A few years later, the raccoons moved in. “Although it does not have such a killing instinct like a mink, it is a smart, agile animal,” says Chara. “I saw how one raccoon killed all 180 chicks and eggs in one colony.”
Chara watched in despair as the birds, nesting on the semi-artificial islands of exposed debris in old gravel pits, lost their clutches year after year. “For 10 years, some gulls and terns were not able to raise a single chick,” he says, still emotional as he remembers the losses.
The birds had no defenses against the predators—until Chara realized he could provide them with some.
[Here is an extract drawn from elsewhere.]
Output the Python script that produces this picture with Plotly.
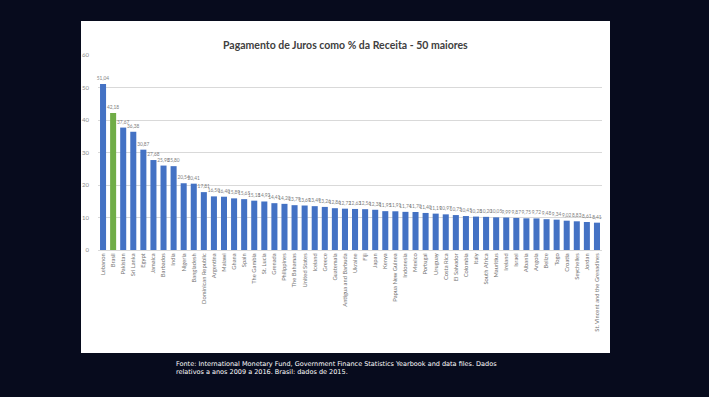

Using small, flat-bottomed military surplus boats heaped with sand, he created the first artificial nesting island in 2015. The smooth metal sides of the watercraft prevent minks and raccoons from climbing onto them.
That May, the first pair of birds to make a nest on the fortified island took Chara’s breath away: “It was the Eurasian oystercatcher.” At the time, there were only a dozen pairs of the birds in all of Poland. Within a few weeks, terns also began to nest on the island, followed by noisy, highly sociable gulls. By the end of the year, Chara had constructed two more island forts. In 2017, he built another five, this time employing a welder to connect thick metal sheets, slanted at the base to repel minks and raccoons even more efficiently. Now, common and little terns, oystercatchers, common ringed plovers and black-headed gulls nest annually on all eight islands. “If we did not build them, these birds would have no chance to survive,” says Chara.
“Humans introduced invasive species, so humans have to help the endangered birds,” says Brzeziński, echoing comments from others observing the bird forts’ success.
Now, every fall, Chara cleans and repairs the islands, preparing them for spring nesting. The bird forts, he says, are protecting something humans could never create: nature itself. “It is so beautiful,” Chara says. “I want to leave as much of the beauty as possible.”